Stories in Zen Buddhism are replete with accounts of Zen monks achieving enlightenment in a flash of understanding as a result of the smallest stimulation such as the sight of a flower or the terse statement of an enlightened master. A knowledge of soul age however demonstrates that enlightenment is something that is gained through maturity over many lifetimes. So what is the deal here? Does enlightenment take a long time or does it come in a flash?

Simply put, young souls are not enlightened but old souls can be? Even this is a paradox because time being the illusion that it is, there is no time and no space in the world of absolute Spirit, the world one must embrace if one is to be enlightened. The best way to understand this is the following. In the world of false personality or ego, a human being is hopelessly caught in the illusion of time. Lifetime after lifetime go by filled with karma, suffering, and struggle. Sometimes there is pleasure and success on a human scale and sometimes the opposite is true. This is what the Buddhists call being caught on the Wheel of Samsara. Eventually the fragment soul develops enough experience and wakes up enough to realize that there is more to themselves than they had previously thought. This usually happens during the mature or relationship oriented stage. At this stage they may begin to study with enlightened masters or awakened older souls. Their interest thus peaked, they begin a spiritual path in earnest but enlightenment itself eludes them because they are not ready for the revolution in awareness that this creates. They are still too caught in the drama of the physical life to be able to transport themselves off the wheel.

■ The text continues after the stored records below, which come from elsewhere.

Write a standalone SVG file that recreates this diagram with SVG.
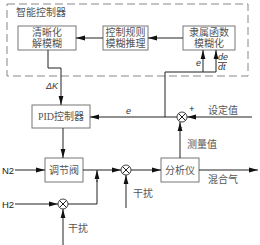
<svg xmlns="http://www.w3.org/2000/svg" width="260" height="245" viewBox="0 0 260 245">
<defs>
<style>
.box{fill:#fff;stroke:#777;stroke-width:1}
.ln{fill:none;stroke:#222;stroke-width:1}
.arr{fill:none;stroke:#222;stroke-width:1;marker-end:url(#ah)}
.cj{font-family:"Liberation Serif","Noto Sans CJK SC",serif;font-size:10px;fill:#555;text-anchor:middle}
.lb{font-family:"Liberation Serif","Noto Sans CJK SC",serif;font-size:10px;fill:#555}
.it{font-family:"Liberation Sans",sans-serif;font-style:italic;font-size:9px;fill:#333}
.sn{font-family:"Liberation Sans",sans-serif;font-size:9.5px;fill:#222}
.sum{fill:#fff;stroke:#444;stroke-width:1}
</style>
<marker id="ah" markerUnits="userSpaceOnUse" markerWidth="9" markerHeight="6" refX="9" refY="3" orient="auto">
<path d="M0,0.6 L9,3 L0,5.4 Z" fill="#111"/>
</marker>
</defs>
<rect width="260" height="245" fill="#fff"/>

<g id="intelligent-controller">
<rect x="7" y="4" width="241" height="72" fill="none" stroke="#888" stroke-width="1" stroke-dasharray="8,4"/>
<text class="lb" x="16" y="16" font-size="10.5">智能控制器</text>
</g>

<g id="defuzzify">
<rect class="box" x="18" y="26" width="58" height="24"/>
<text class="cj" x="47" y="36">清晰化</text>
<text class="cj" x="47" y="47">解模糊</text>
</g>
<g id="rule-inference">
<rect class="box" x="103" y="26" width="45" height="24"/>
<text class="cj" x="125.5" y="36">控制规则</text>
<text class="cj" x="125.5" y="47">模糊推理</text>
</g>
<g id="fuzzify">
<rect class="box" x="183" y="26" width="52" height="24"/>
<text class="cj" x="209" y="36">隶属函数</text>
<text class="cj" x="209" y="47">模糊化</text>
</g>
<g id="pid">
<rect class="box" x="32" y="105" width="58" height="23"/>
<text class="cj" x="61" y="120">PID控制器</text>
</g>
<g id="valve">
<rect class="box" x="45" y="158" width="38" height="24"/>
<text class="cj" x="64" y="174">调节阀</text>
</g>
<g id="analyzer">
<rect class="box" x="161" y="158" width="38" height="24"/>
<text class="cj" x="180" y="174">分析仪</text>
</g>
<g id="sum-main">
<circle class="sum" cx="182" cy="117" r="5"/>
<path class="ln" d="M178.5,113.5 L185.5,120.5 M185.5,113.5 L178.5,120.5" stroke="#444"/>
</g>
<g id="sum-h2">
<circle class="sum" cx="63" cy="204" r="5"/>
<path class="ln" d="M59.5,200.5 L66.5,207.5 M66.5,200.5 L59.5,207.5" stroke="#444"/>
</g>
<g id="sum-mix">
<circle class="sum" cx="126" cy="170" r="5"/>
<path class="ln" d="M122.5,166.5 L129.5,173.5 M129.5,166.5 L122.5,173.5" stroke="#444"/>
</g>

<g id="connectors">
<path class="arr" d="M183,38 L148,38"/>
<path class="arr" d="M103,38 L76,38"/>
<path class="arr" d="M48,50 L48,68 L61,68 L61,105"/>
<path class="arr" d="M177,117 L90,117"/>
<path class="ln" d="M165,117 L165,72 L216,72"/>
<path class="arr" d="M216,72 L216,50"/>
<path class="arr" d="M203,72 L203,50"/>
<path class="arr" d="M252,117 L187,117"/>
<path class="arr" d="M180,158 L180,122"/>
<path class="arr" d="M63,128 L63,158"/>
<path class="arr" d="M15,170 L45,170"/>
<path class="arr" d="M83,170 L121,170"/>
<path class="arr" d="M131,170 L161,170"/>
<path class="arr" d="M126,208 L126,175"/>
<path class="arr" d="M199,170 L258,170"/>
<path class="arr" d="M15,204 L58,204"/>
<path class="ln" d="M68,204 L97,204 L97,180"/>
<path class="arr" d="M97,182 L97,170"/>
<path class="arr" d="M63,245 L63,209"/>
</g>

<g id="labels">
<text class="it" x="46" y="89">ΔK</text>
<text class="it" x="126" y="114">e</text>
<text class="it" x="196" y="66">e</text>
<text class="it" x="218" y="60" font-size="8">de</text>
<line x1="218" y1="62.5" x2="227" y2="62.5" stroke="#333" stroke-width="0.8"/>
<text class="it" x="218" y="70" font-size="8">dt</text>
<text class="sn" x="189" y="112" font-size="9">+</text>
<text class="sn" x="179" y="130" font-size="9">-</text>
<text class="lb" x="208" y="114">设定值</text>
<text class="lb" x="187" y="148">测量值</text>
<text class="lb" x="208" y="183">混合气</text>
<text class="lb" x="133" y="197">干扰</text>
<text class="lb" x="68" y="232">干扰</text>
<text class="sn" x="2" y="173.5">N2</text>
<text class="sn" x="2" y="207.5">H2</text>
</g>
</svg>
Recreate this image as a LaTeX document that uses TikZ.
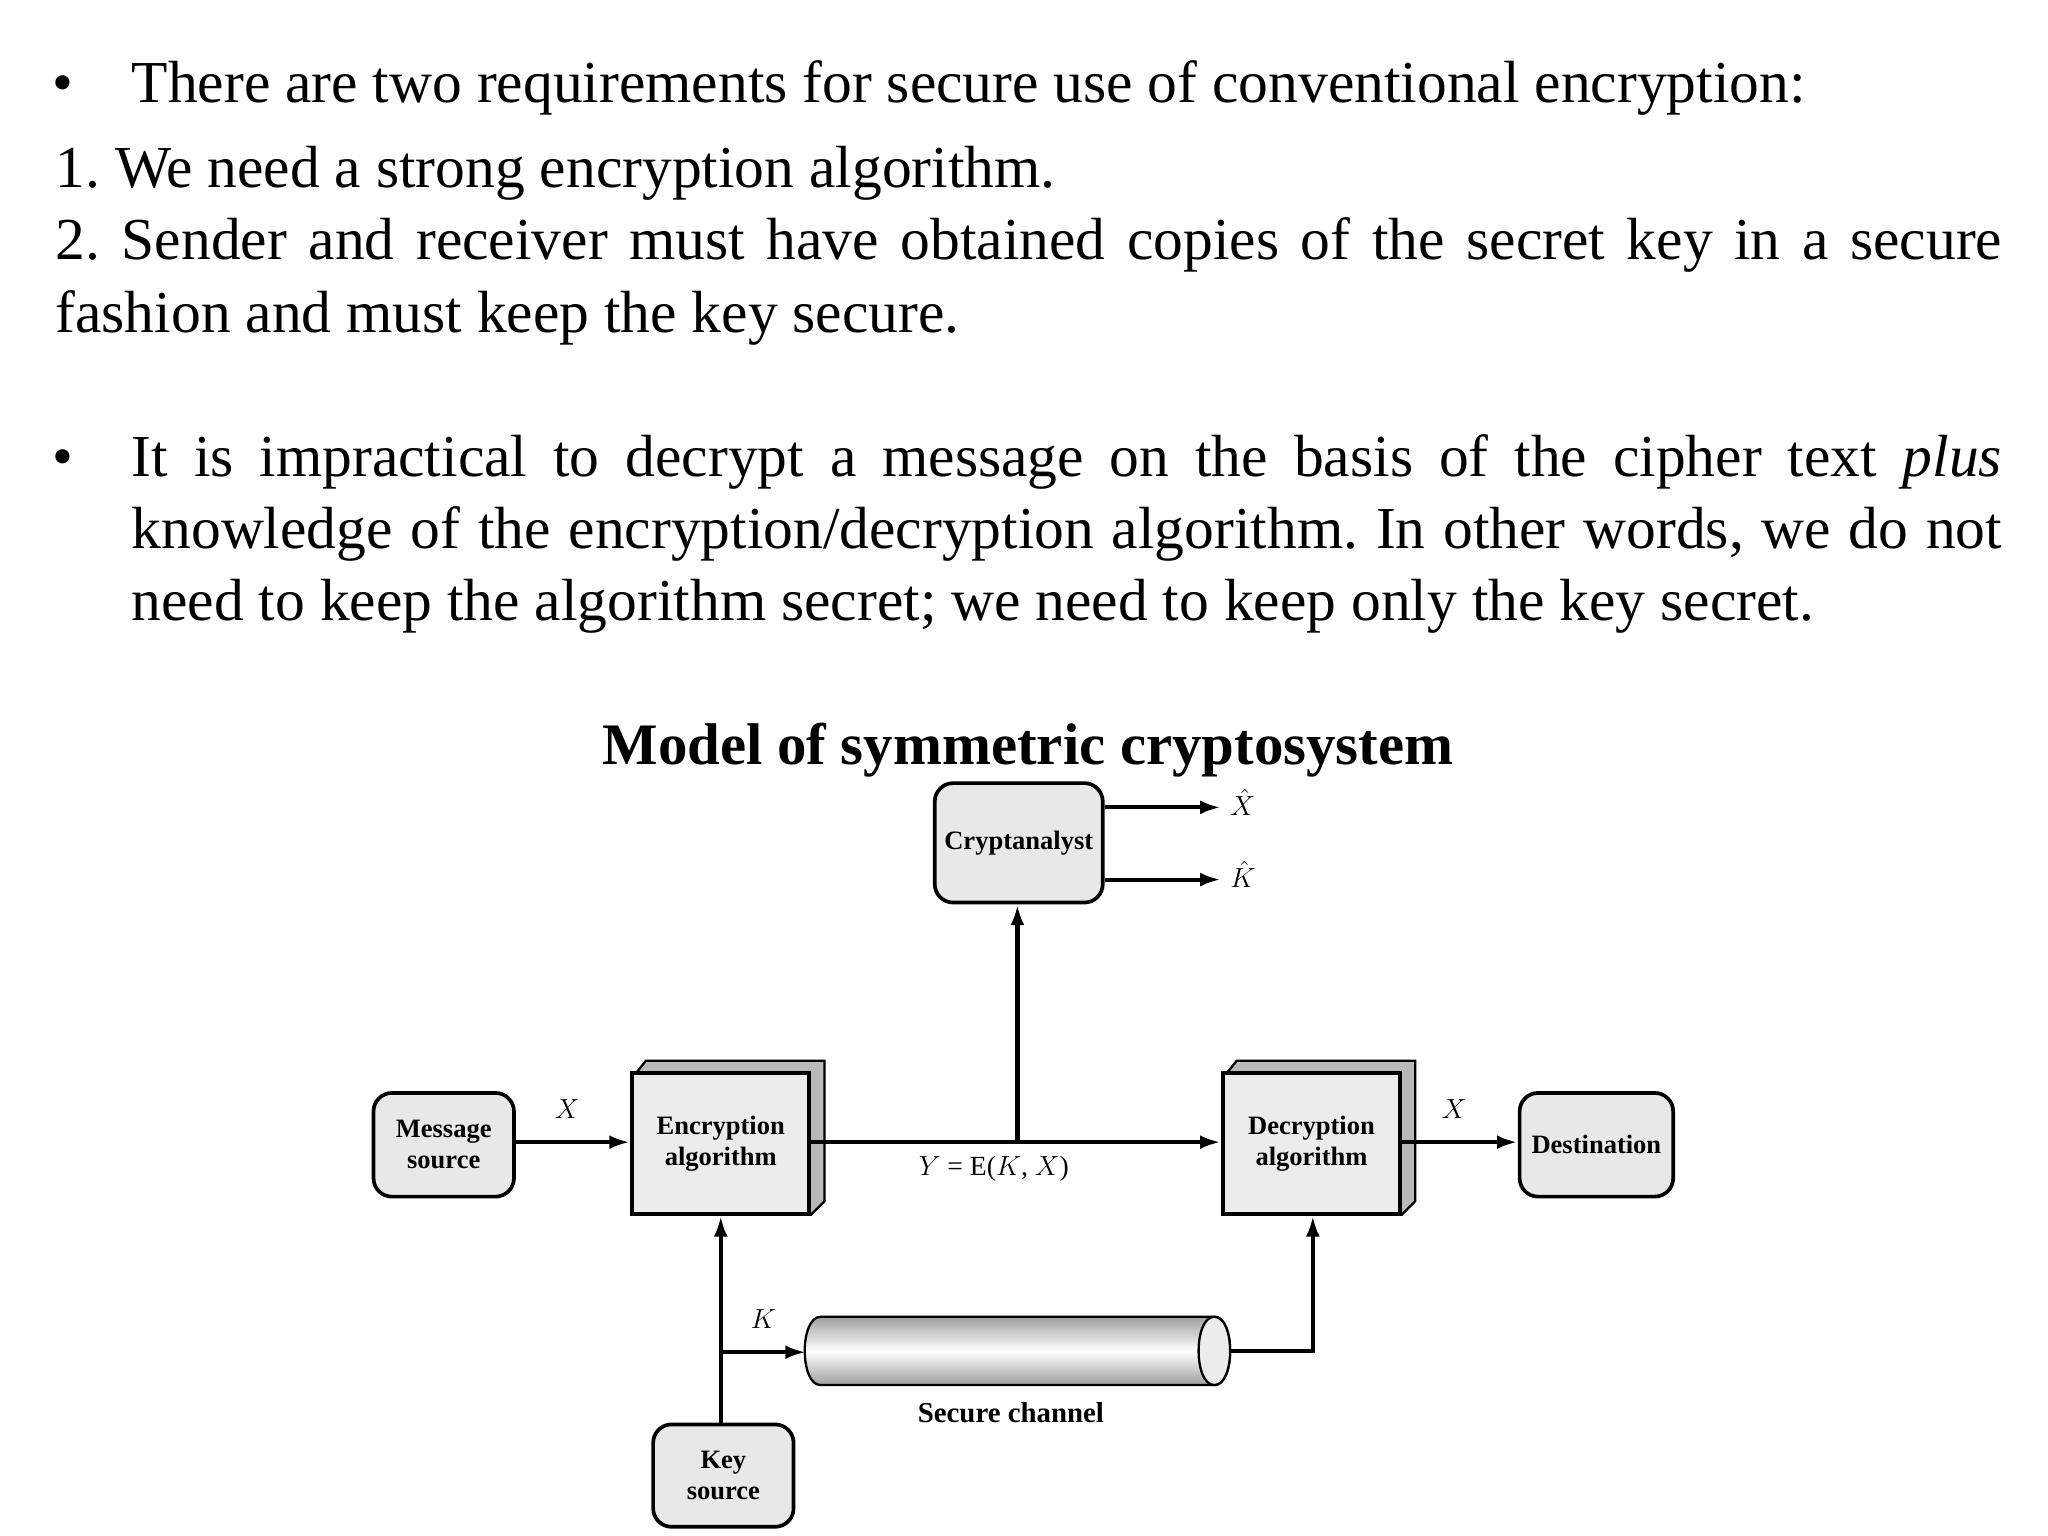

Eventually, after a number of older soul lifetimes, they have gained enough awareness and have unattached themselves from enough identifications like fame and fortune, that they are ready for spiritual transformation. Thus they may be born into a situation that propels them into deeper spiritual study. At first they can appear to be as asleep as everyone else but with hard work or with the right circumstances they may have an awakening experience that propels them into a type of enlightenment. For the first time they discover that who they are is Spirit and the body-identified person they thought they were does not exist.

Even this deep awareness may be lost and found, lost and found, for a period of what appears to be lifetimes. Eventually they gain the absolute insight permanently, usually through a sudden jolt and are completely enlightened, making their return to physical life unlikely unless, as a Bodhisatva, they choose to help others become awake through selfless service.

So as long as a person is caught in time, enlightenment takes a long time, but to the truly enlightened no time has gone by at all. In their experience enlightenment always was and always will be. All those lives they thought they lived were just a dream of being separate and didn’t really happen at all.
When that is your absolute perspective, then you too will be enlightened. Until it is, you will be dreaming that you are not.

These four paradoxes represent but a few of a great many that eventually must be resolved. If you should apply the same basic approach to understanding these four you will be able to hold all paradoxes without confusion. Either you look at a situation in light of being identified as a body in physical time or you look at the same situation from the point of view of being immortal Spirit experiencing dreaming about having a body inside of time.